Because they are all operating on the same channel, each client or AP must wait for the others to stop transmitting before it can transmit. It works just like Walkie Talkie radios. Only one radio can transmit at a time, everyone else must listen and wait. Additionally, they all need to be close enough to hear each other so that they do not transmit overtop of each other, causing interference that corrupts the communications. The channel they are using is what’s called a shared medium.

If they can’t all hear each other, they will transmit overtop of each other which results in corrupted frames (not packets, Wi-Fi operates at layer 2) that must be retransmitted. The bigger the cell, the worse this problem becomes (the hidden node problem). So when you crank up the transmit power of an AP to increase its coverage, you exacerbate this problem, because the AP is now serving clients that are further apart from one and other.

In many networks, the majority of Wi-Fi clients are smartphones with low-power radios and meager antennas. They already have difficulty hearing other clients further away in the cell. For networks like this, performance can be greatly improved by lowering the transmit power of the AP rather than increasing it.

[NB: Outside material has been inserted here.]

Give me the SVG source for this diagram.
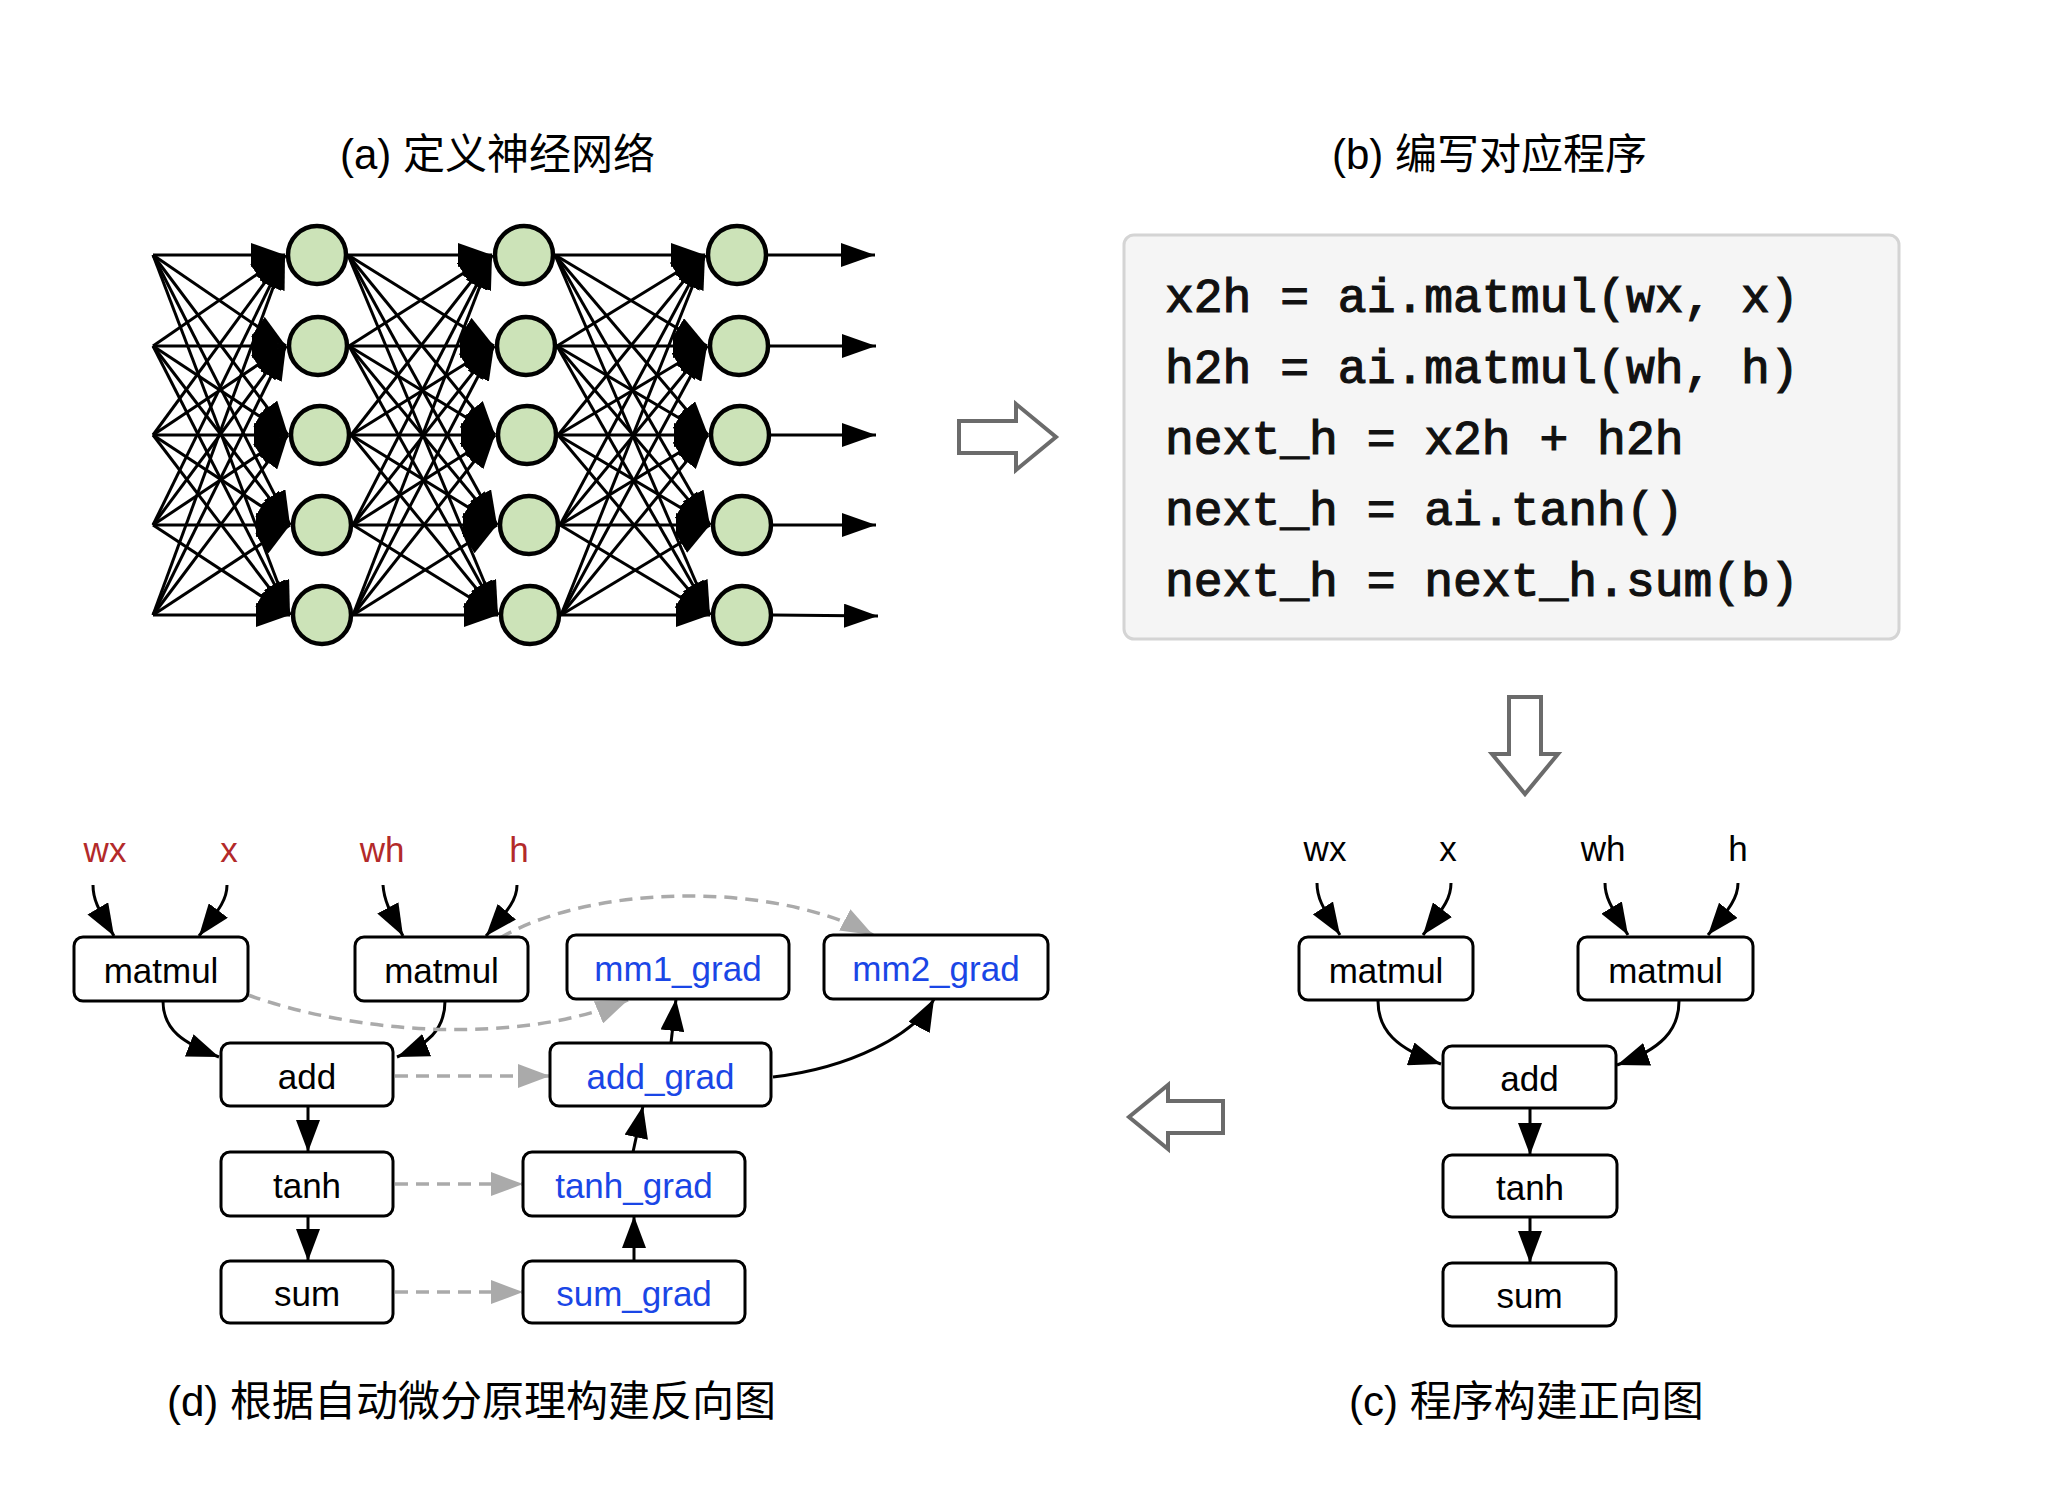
<svg xmlns="http://www.w3.org/2000/svg" width="2048" height="1510" viewBox="0 0 2048 1510">
<style>
.t{font-family:"Liberation Sans","Noto Sans CJK SC",sans-serif;font-size:42px;fill:#000}
.lbl{font-family:"Liberation Sans",Arial,sans-serif;font-size:35px;text-anchor:middle;fill:#000}
.red{fill:#b32a2a}
.blue{fill:#1a46e6}
.box{fill:#fff;stroke:#000;stroke-width:3}
.nn{stroke:#000;stroke-width:3;marker-end:url(#an)}
.neu{fill:#cce3b8;stroke:#000;stroke-width:4.5}
.e{fill:none;stroke:#000;stroke-width:3;marker-end:url(#ab)}
.d{fill:none;stroke:#aaa;stroke-width:3.5;stroke-dasharray:13 8;marker-end:url(#ag)}
.code{font-family:"Liberation Mono","DejaVu Sans Mono",monospace;font-size:48px;fill:#111;stroke:#111;stroke-width:1.2;white-space:pre}
.big{fill:#fff;stroke:#6b6b6b;stroke-width:4}
</style>
<defs>
<marker id="an" markerUnits="userSpaceOnUse" viewBox="0 0 34 24" markerWidth="34" markerHeight="24" refX="34" refY="12" orient="auto"><path d="M0,0 L34,12 L0,24 z" fill="#000"/></marker>
<marker id="ab" markerUnits="userSpaceOnUse" viewBox="0 0 32 24" markerWidth="32" markerHeight="24" refX="32" refY="12" orient="auto"><path d="M0,0 L32,12 L0,24 z" fill="#000"/></marker>
<marker id="ag" markerUnits="userSpaceOnUse" viewBox="0 0 32 24" markerWidth="32" markerHeight="24" refX="32" refY="12" orient="auto"><path d="M0,0 L32,12 L0,24 z" fill="#aaa"/></marker>
</defs>
<rect width="2048" height="1510" fill="#fff"/>

<!-- titles -->
<text class="t" x="340" y="169">(a) 定义神经网络</text>
<text class="t" x="1332" y="169">(b) 编写对应程序</text>
<text class="t" x="167" y="1416">(d) 根据自动微分原理构建反向图</text>
<text class="t" x="1349" y="1416">(c) 程序构建正向图</text>

<!-- hollow arrows -->
<g id="flow-arrows">
<polygon class="big" points="959,421 1016,421 1016,404 1056,437 1016,470 1016,453 959,453"/>
<polygon class="big" points="1509,697 1541,697 1541,754 1558,754 1525,794 1492,754 1509,754"/>
<polygon class="big" points="1223,1101 1168,1101 1168,1085 1129,1117 1168,1149 1168,1133 1223,1133"/>
</g>

<!-- code box -->
<g id="code">
<rect x="1124" y="235" width="775" height="404" rx="10" fill="#f5f5f5" stroke="#d4d4d4" stroke-width="3"/>
<text class="code" x="1165" y="312">x2h = ai.matmul(wx, x)</text>
<text class="code" x="1165" y="383">h2h = ai.matmul(wh, h)</text>
<text class="code" x="1165" y="454">next_h = x2h + h2h</text>
<text class="code" x="1165" y="525">next_h = ai.tanh()</text>
<text class="code" x="1165" y="596">next_h = next_h.sum(b)</text>
</g>

<g id="connectors">
<!-- NN input -> L1 -->
<line class="nn" x1="153" y1="255" x2="285" y2="255"/><line class="nn" x1="153" y1="255" x2="286" y2="346"/><line class="nn" x1="153" y1="255" x2="288" y2="435"/><line class="nn" x1="153" y1="255" x2="290" y2="525"/><line class="nn" x1="153" y1="255" x2="290" y2="615"/>
<line class="nn" x1="153" y1="346" x2="285" y2="255"/><line class="nn" x1="153" y1="346" x2="286" y2="346"/><line class="nn" x1="153" y1="346" x2="288" y2="435"/><line class="nn" x1="153" y1="346" x2="290" y2="525"/><line class="nn" x1="153" y1="346" x2="290" y2="615"/>
<line class="nn" x1="153" y1="435" x2="285" y2="255"/><line class="nn" x1="153" y1="435" x2="286" y2="346"/><line class="nn" x1="153" y1="435" x2="288" y2="435"/><line class="nn" x1="153" y1="435" x2="290" y2="525"/><line class="nn" x1="153" y1="435" x2="290" y2="615"/>
<line class="nn" x1="153" y1="525" x2="285" y2="255"/><line class="nn" x1="153" y1="525" x2="286" y2="346"/><line class="nn" x1="153" y1="525" x2="288" y2="435"/><line class="nn" x1="153" y1="525" x2="290" y2="525"/><line class="nn" x1="153" y1="525" x2="290" y2="615"/>
<line class="nn" x1="153" y1="615" x2="285" y2="255"/><line class="nn" x1="153" y1="615" x2="286" y2="346"/><line class="nn" x1="153" y1="615" x2="288" y2="435"/><line class="nn" x1="153" y1="615" x2="290" y2="525"/><line class="nn" x1="153" y1="615" x2="290" y2="615"/>
<!-- L1 -> L2 -->
<line class="nn" x1="348" y1="255" x2="492" y2="255"/><line class="nn" x1="348" y1="255" x2="494" y2="346"/><line class="nn" x1="348" y1="255" x2="495" y2="435"/><line class="nn" x1="348" y1="255" x2="497" y2="525"/><line class="nn" x1="348" y1="255" x2="498" y2="615"/>
<line class="nn" x1="349" y1="346" x2="492" y2="255"/><line class="nn" x1="349" y1="346" x2="494" y2="346"/><line class="nn" x1="349" y1="346" x2="495" y2="435"/><line class="nn" x1="349" y1="346" x2="497" y2="525"/><line class="nn" x1="349" y1="346" x2="498" y2="615"/>
<line class="nn" x1="351" y1="435" x2="492" y2="255"/><line class="nn" x1="351" y1="435" x2="494" y2="346"/><line class="nn" x1="351" y1="435" x2="495" y2="435"/><line class="nn" x1="351" y1="435" x2="497" y2="525"/><line class="nn" x1="351" y1="435" x2="498" y2="615"/>
<line class="nn" x1="353" y1="525" x2="492" y2="255"/><line class="nn" x1="353" y1="525" x2="494" y2="346"/><line class="nn" x1="353" y1="525" x2="495" y2="435"/><line class="nn" x1="353" y1="525" x2="497" y2="525"/><line class="nn" x1="353" y1="525" x2="498" y2="615"/>
<line class="nn" x1="353" y1="615" x2="492" y2="255"/><line class="nn" x1="353" y1="615" x2="494" y2="346"/><line class="nn" x1="353" y1="615" x2="495" y2="435"/><line class="nn" x1="353" y1="615" x2="497" y2="525"/><line class="nn" x1="353" y1="615" x2="498" y2="615"/>
<!-- L2 -> L3 -->
<line class="nn" x1="555" y1="255" x2="705" y2="255"/><line class="nn" x1="555" y1="255" x2="707" y2="346"/><line class="nn" x1="555" y1="255" x2="708" y2="435"/><line class="nn" x1="555" y1="255" x2="710" y2="525"/><line class="nn" x1="555" y1="255" x2="710" y2="615"/>
<line class="nn" x1="557" y1="346" x2="705" y2="255"/><line class="nn" x1="557" y1="346" x2="707" y2="346"/><line class="nn" x1="557" y1="346" x2="708" y2="435"/><line class="nn" x1="557" y1="346" x2="710" y2="525"/><line class="nn" x1="557" y1="346" x2="710" y2="615"/>
<line class="nn" x1="558" y1="435" x2="705" y2="255"/><line class="nn" x1="558" y1="435" x2="707" y2="346"/><line class="nn" x1="558" y1="435" x2="708" y2="435"/><line class="nn" x1="558" y1="435" x2="710" y2="525"/><line class="nn" x1="558" y1="435" x2="710" y2="615"/>
<line class="nn" x1="560" y1="525" x2="705" y2="255"/><line class="nn" x1="560" y1="525" x2="707" y2="346"/><line class="nn" x1="560" y1="525" x2="708" y2="435"/><line class="nn" x1="560" y1="525" x2="710" y2="525"/><line class="nn" x1="560" y1="525" x2="710" y2="615"/>
<line class="nn" x1="561" y1="615" x2="705" y2="255"/><line class="nn" x1="561" y1="615" x2="707" y2="346"/><line class="nn" x1="561" y1="615" x2="708" y2="435"/><line class="nn" x1="561" y1="615" x2="710" y2="525"/><line class="nn" x1="561" y1="615" x2="710" y2="615"/>
<!-- L3 -> outputs -->
<line class="nn" x1="768" y1="255" x2="875" y2="255"/>
<line class="nn" x1="770" y1="346" x2="876" y2="346"/>
<line class="nn" x1="771" y1="435" x2="876" y2="435"/>
<line class="nn" x1="773" y1="525" x2="876" y2="525"/>
<line class="nn" x1="773" y1="615" x2="878" y2="616"/>

<!-- (c) forward graph -->
<path class="e" d="M1317,883 C1317,897 1321,905 1340,935"/>
<path class="e" d="M1451,883 C1451,897 1446,905 1423,935"/>
<path class="e" d="M1605,883 C1605,897 1610,905 1628,935"/>
<path class="e" d="M1738,883 C1738,897 1731,907 1708,935"/>
<path class="e" d="M1378,1001 C1378,1030 1396,1049 1441,1064"/>
<path class="e" d="M1679,1001 C1679,1030 1662,1049 1617,1065"/>
<path class="e" d="M1530,1108 L1530,1155"/>
<path class="e" d="M1530,1217 L1530,1263"/>

<!-- (d) backward graph -->
<path class="e" d="M93,885 C93,899 97,907 114,936"/>
<path class="e" d="M227,885 C227,899 221,907 199,936"/>
<path class="e" d="M383,885 C384,900 389,910 403,936"/>
<path class="e" d="M517,885 C517,899 510,908 486,936"/>
<path class="e" d="M163,1001 C163,1030 183,1043 219,1057"/>
<path class="e" d="M445,1001 C445,1030 427,1045 397,1057"/>
<path class="e" d="M308,1106 L308,1152"/>
<path class="e" d="M308,1216 L308,1261"/>
<path class="e" d="M634,1261 L634,1216"/>
<path class="e" d="M633,1152 L643,1106"/>
<path class="e" d="M671,1043 L676,999"/>
<path class="e" d="M773,1077 C850,1068 915,1035 934,999"/>
<path class="d" d="M395,1076 L550,1076"/>
<path class="d" d="M395,1184 L523,1184"/>
<path class="d" d="M395,1292 L523,1292"/>
<path class="d" d="M248,995 C360,1035 520,1045 628,1000"/>
<path class="d" d="M500,938 C590,885 770,880 873,935"/>
</g>

<!-- NN neurons -->
<g id="layer1">
<circle class="neu" cx="317" cy="255" r="29"/><circle class="neu" cx="318" cy="346" r="29"/><circle class="neu" cx="320" cy="435" r="29"/><circle class="neu" cx="322" cy="525" r="29"/><circle class="neu" cx="322" cy="615" r="29"/>
</g>
<g id="layer2">
<circle class="neu" cx="524" cy="255" r="29"/><circle class="neu" cx="526" cy="346" r="29"/><circle class="neu" cx="527" cy="435" r="29"/><circle class="neu" cx="529" cy="525" r="29"/><circle class="neu" cx="530" cy="615" r="29"/>
</g>
<g id="layer3">
<circle class="neu" cx="737" cy="255" r="29"/><circle class="neu" cx="739" cy="346" r="29"/><circle class="neu" cx="740" cy="435" r="29"/><circle class="neu" cx="742" cy="525" r="29"/><circle class="neu" cx="742" cy="615" r="29"/>
</g>

<!-- (c) nodes -->
<g id="c-wx"><text class="lbl" x="1325" y="861">wx</text></g>
<g id="c-x"><text class="lbl" x="1448" y="861">x</text></g>
<g id="c-wh"><text class="lbl" x="1603" y="861">wh</text></g>
<g id="c-h"><text class="lbl" x="1738" y="861">h</text></g>
<g id="c-matmul1"><rect class="box" x="1299" y="937" width="174" height="63" rx="9"/><text class="lbl" x="1386" y="983">matmul</text></g>
<g id="c-matmul2"><rect class="box" x="1578" y="937" width="175" height="63" rx="9"/><text class="lbl" x="1665.5" y="983">matmul</text></g>
<g id="c-add"><rect class="box" x="1443" y="1046" width="173" height="62" rx="9"/><text class="lbl" x="1529.5" y="1091">add</text></g>
<g id="c-tanh"><rect class="box" x="1443" y="1155" width="174" height="62" rx="9"/><text class="lbl" x="1530" y="1200">tanh</text></g>
<g id="c-sum"><rect class="box" x="1443" y="1263" width="173" height="63" rx="9"/><text class="lbl" x="1529.5" y="1308">sum</text></g>

<!-- (d) nodes -->
<g id="d-wx"><text class="lbl red" x="105" y="862">wx</text></g>
<g id="d-x"><text class="lbl red" x="229" y="862">x</text></g>
<g id="d-wh"><text class="lbl red" x="382" y="862">wh</text></g>
<g id="d-h"><text class="lbl red" x="519" y="862">h</text></g>
<g id="d-matmul1"><rect class="box" x="74" y="937" width="174" height="64" rx="9"/><text class="lbl" x="161" y="983">matmul</text></g>
<g id="d-matmul2"><rect class="box" x="355" y="937" width="173" height="64" rx="9"/><text class="lbl" x="441.5" y="983">matmul</text></g>
<g id="d-mm1grad"><rect class="box" x="567" y="935" width="222" height="64" rx="9"/><text class="lbl blue" x="678" y="981">mm1_grad</text></g>
<g id="d-mm2grad"><rect class="box" x="824" y="935" width="224" height="64" rx="9"/><text class="lbl blue" x="936" y="981">mm2_grad</text></g>
<g id="d-add"><rect class="box" x="221" y="1043" width="172" height="63" rx="9"/><text class="lbl" x="307" y="1089">add</text></g>
<g id="d-addgrad"><rect class="box" x="550" y="1043" width="221" height="63" rx="9"/><text class="lbl blue" x="660.5" y="1089">add_grad</text></g>
<g id="d-tanh"><rect class="box" x="221" y="1152" width="172" height="64" rx="9"/><text class="lbl" x="307" y="1198">tanh</text></g>
<g id="d-tanhgrad"><rect class="box" x="523" y="1152" width="222" height="64" rx="9"/><text class="lbl blue" x="634" y="1198">tanh_grad</text></g>
<g id="d-sum"><rect class="box" x="221" y="1261" width="172" height="62" rx="9"/><text class="lbl" x="307" y="1306">sum</text></g>
<g id="d-sumgrad"><rect class="box" x="523" y="1261" width="222" height="62" rx="9"/><text class="lbl blue" x="634" y="1306">sum_grad</text></g>
</svg>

Further, because the channel is a shared-medium, it has limited capacity. There is only so much available capacity to transmit in a single channel. Faster clients can transmit, well faster, and therefore use less of that capacity, known as airtime. Older or cheaper clients that are slower use more airtime to transmit the same amount of data. It doesn’t matter what vendor’s name is on the access point, airtime is airtime. Once a channel is saturated, that’s it. You can’t add more clients to it without leading to degraded performance. You can’t alter the laws of physics. At this point you need to add another AP to utilize the capacity of a different channel, or replace slow clients with faster ones.

Regardless, it’s worthwhile to intuitively understand the nature of Wi-Fi networks, so that these common pitfalls can be avoided. Many other Wi-Fi best practices that I haven’t outlined here stem from this foundational knowledge. Based on this, can you think of other things that might affect Wi-Fi performance?

Footnote

This is a simplification of 802.11 operation meant to give those new to the subject a casual understanding of how it works. Sometimes 802.11 frames are broadcast, one-way-only, from the AP to all clients in the network. Some management frames and broadcast frames from the wired network are broadcast this way. The important point to remember is that this is the exception, not the rule, and if all clients cannot hear each other, there is still the possibility that this broadcast traffic could be corrupted by another client transmitting over it.